Inclusion Europe: “It is unfair. We are all able to vote. And we want to vote!”

Every adult should be allowed to vote without discrimination. People with disabilities can only use this right if voting procedures becomes accessible. And recent developments in different EU countries are encouraging: progress is happening.

These were the three key takeaways from Inclusion Europe’s #ThisTimeWeAreVoting event in the European Parliament, where the organisation kicked off its election manifesto.

“If candidates want to be elected, they should make an effort to be understood!”

Jean Molynas, a Belgian-Greek self-advocate, made it clear in his intervention that people with intellectual disabilities should not be discriminated against when it comes to the right to vote: “It is unfair, it is not normal. We are all able to vote. And it is important for us to vote!”, he said, asking politicians to make their campaigns more accessible: “We need easy-to-read manifestos and they should take the time to explain things. If candidates want to be elected, they should make an effort to be understood!”

Martha Stickings from the European Union Agency for Fundamental Rights presented their report on “Who will (not) get to vote in the 2019 European Parliament elections?”, which was published on the same day. The report looks at the right to vote of people under guardianship in EU Member States.

Its main findings are:

  • Two-thirds of EU Member States still have restrictions on the right to vote of people deprived of legal capacity.
  • There are a number of positive developments in countries such as Belgium, Germany Denmark Spain and Slovakia
  • Drivers for change include:
    • Court rulings
    • Recommendations from the UN Committee on the Rights of Persons with Disabilities
    • European and national strategies on political participation of persons with disabilities (or covering this subject)
    • Civil society engagement

“Why is the European Commission keeping silent here?”

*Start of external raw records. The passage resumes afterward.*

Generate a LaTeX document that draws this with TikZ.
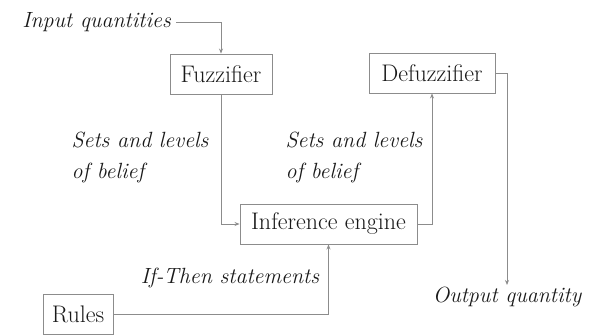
\documentclass[tikz,border=0pt]{standalone}
\usepackage{tikz}
\usetikzlibrary{arrows.meta, positioning}
\definecolor{boxgray}{RGB}{140, 140, 140}
\definecolor{textgray}{RGB}{25, 25, 25}

\begin{document}
\begin{tikzpicture}[
    x=1pt, y=-1pt,
    block/.style={draw=boxgray, line width=0.9pt, text=textgray, font=\fontsize{24}{28}\selectfont, minimum height=40pt, inner sep=3pt},
    tag/.style={text=textgray, font=\fontsize{22}{31}\selectfont\itshape, inner sep=2pt},
    link/.style={draw=boxgray, line width=0.9pt, -{Stealth[length=5pt, width=4pt]}},
]
\useasboundingbox (0,0) rectangle (593,335);

% Blocks
\node[block, minimum width=102pt] (fuzz) at (221,74) {Fuzzifier};
\node[block, minimum width=126pt] (defuzz) at (432,73) {Defuzzifier};
\node[block, minimum width=177pt] (infer) at (328.5,224) {Inference engine};
\node[block, minimum width=70pt] (rules) at (78,314) {Rules};

% Inputs and outputs
\node[tag, anchor=east, inner xsep=5pt] (input) at (176,22) {Input quantities};
\node[tag, anchor=north] (output) at (507,285) {Output quantity};

% Edge labels
\node[tag, align=left] (setsl) at (140,157) {Sets and levels\\of belief};
\node[tag, align=left] (setsr) at (354,157) {Sets and levels\\of belief};
\node[tag] (ifthen) at (230,278) {If-Then statements};

% Edges
\draw[link] (input.east) -| (fuzz.north);
\draw[link] (fuzz.south) |- (infer.west);
\draw[link] (infer.east) -| (defuzz.south);
\draw[link] (defuzz.east) -| (output.north);
\draw[link] (rules.east) -| (infer.south);

\end{tikzpicture}
\end{document}
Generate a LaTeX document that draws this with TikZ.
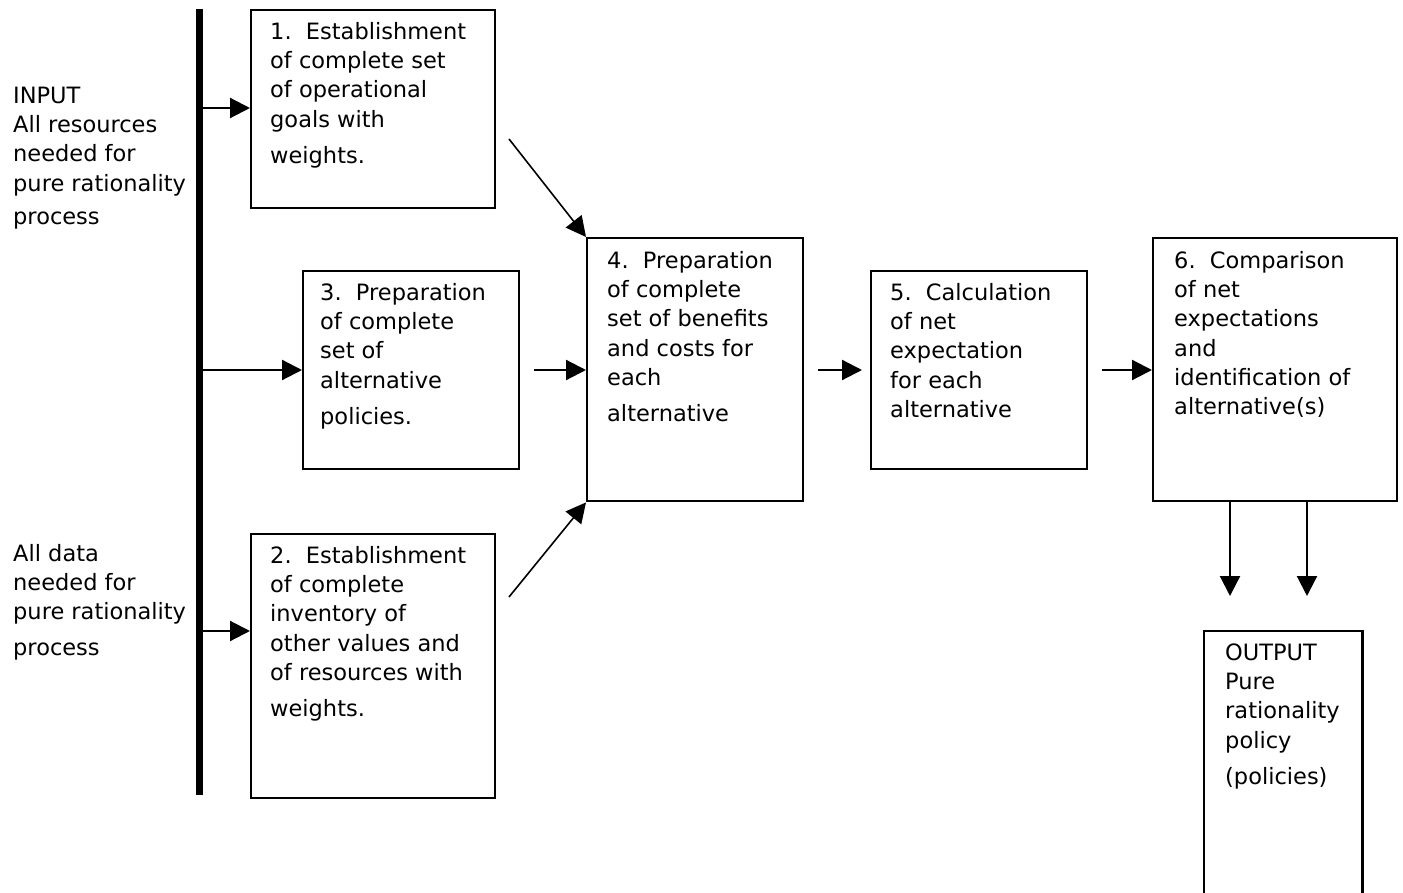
\documentclass[tikz,border=0pt]{standalone}
\usepackage{fontspec}
\setmainfont{DejaVu Sans}
\usetikzlibrary{arrows.meta}
\tikzset{
  box/.style={draw, line width=2.4pt, inner sep=0pt, anchor=north west},
  txt/.style={anchor=north west, inner sep=0pt, align=left, font=\fontsize{22.5}{29.3}\selectfont},
  arr/.style={line width=2.2pt, -{Triangle[length=20pt,width=20pt]}},
  darr/.style={line width=1.6pt, -{Triangle[length=20pt,width=20pt]}},
}
\begin{document}
\begin{tikzpicture}[x=1pt,y=-1pt]
\useasboundingbox (0,0) rectangle (1403,893);
% input bar
\coordinate (bartop) at (199.5,9);
\coordinate (barbot) at (199.5,795);
\draw[line width=7pt] (bartop) -- (barbot);
% boxes
\node[box, minimum width=244pt, minimum height=198pt] (b1) at (250,9) {};
\node[box, minimum width=216pt, minimum height=198pt] (b3) at (302,270) {};
\node[box, minimum width=244pt, minimum height=264pt] (b2) at (250,533) {};
\node[box, minimum width=216pt, minimum height=263pt] (b4) at (586,237) {};
\node[box, minimum width=216pt, minimum height=198pt] (b5) at (870,270) {};
\node[box, minimum width=244pt, minimum height=263pt] (b6) at (1152,237) {};
\node[anchor=north west, inner sep=0pt, minimum width=158pt, minimum height=262pt] (out) at (1204,631) {};
\draw[line width=2.4pt] (out.south west) -- (out.north west) -- (out.north east) -- (out.south east);
% texts
\node[txt] (tin) at (13,82.5) {\strut INPUT\\All resources\\needed for\\pure rationality\\[4pt]process};
\node[txt] (tdata) at (13,540.5) {\strut All data\\needed for\\pure rationality\\[6pt]process};
\node[txt] (t1) at (270,18.5) {\strut 1.\ \ Establishment\\of complete set\\of operational\\goals with\\[7pt]weights.};
\node[txt] (t3) at (320,279.5) {\strut 3.\ \ Preparation\\of complete\\set of\\alternative\\[7pt]policies.};
\node[txt] (t2) at (270,542.5) {\strut 2.\ \ Establishment\\of complete\\inventory of\\other values and\\of resources with\\[7pt]weights.};
\node[txt] (t4) at (607,247.5) {\strut 4.\ \ Preparation\\of complete\\set of benefits\\and costs for\\each\\[7pt]alternative};
\node[txt] (t5) at (890,279.5) {\strut 5.\ \ Calculation\\of net\\expectation\\for each\\alternative};
\node[txt] (t6) at (1174,247.5) {\strut 6.\ \ Comparison\\of net\\expectations\\and\\identification of\\alternative(s)};
\node[txt] (tout) at (1225,639.5) {\strut OUTPUT\\Pure\\rationality\\policy\\[7pt](policies)};
% connectors
\draw[arr] (203,108) -- (b1.west |- 0,108);
\draw[arr] (203,370) -- (b3.west |- 0,370);
\draw[arr] (203,631) -- (b2.west |- 0,631);
\coordinate (a1) at (509,139);
\coordinate (a2) at (509,597);
\draw[darr] (a1) -- (b4.north west);
\draw[darr] (a2) -- (b4.south west);
\coordinate (a3) at (534,370);
\draw[arr] (a3) -- (b4.west |- a3);
\coordinate (a4) at (818,370);
\coordinate (a4e) at (862,370);
\draw[arr] (a4) -- (a4e);
\coordinate (a5) at (1102,370);
\draw[arr] (a5) -- (b6.west |- a5);
\coordinate (d1) at (1230,596);
\coordinate (d2) at (1307,596);
\draw[arr] (b6.south -| d1) -- (d1);
\draw[arr] (b6.south -| d2) -- (d2);
\end{tikzpicture}
\end{document}
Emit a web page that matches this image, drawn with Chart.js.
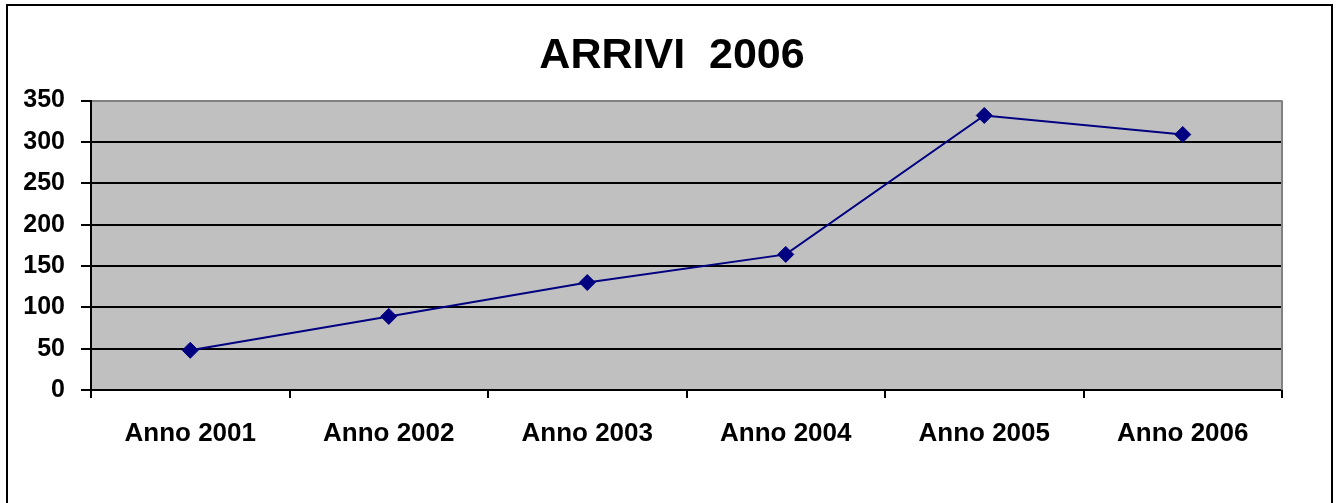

With France being the latest case of countries extending the right to vote to people under guardianship, Vice-president of the European Parliament Sylvie Guillaume denounced the fact that it is up to individual member states to advance this cause:

“Why is the Commission precisely, in that case, limiting itself to only encouraging best practices and not reacting more strongly in order to improve this current situation? In several occasions, the Commission has been able to demonstrate a strong stance against violations of the Treaty, so why is it keeping silent here? I consider it a missed opportunity to make the voice of an inclusive Europe heard.”

Running accessible elections

Examples of how voting can become more accessible were presented by Milena Johnová, a city councillor for Prague. She explained how the city is supporting people with intellectual disabilities in voting, by collaborating with local NGOs, sharing support material and working with social care providers.

Challenging national authorities to provide information about the elections in an accessible way is also one of the demands of Inclusion Europe’s election manifesto. It was signed during the event by Sylvie Guillaume and MEP Lambert Van Nistelrooij.

Beyond voting rights: Running for office

While voting rights and voting accessibility were the main topics of the events, running for office was another area that was discussed.

André Burger, a father of a son with an intellectual disability and member of the municipal council of Bloemendaal in the Netherlands, encouraged other parents to run for office: “Parents know their own situation best, they know what must change for themselves and for their children. Parents go for it!”

And self-advocate Jean Molynas, as a person with an intellectual disability, plans to be one of the pioneers in this area: “For the next local elections, I intend to run for office.”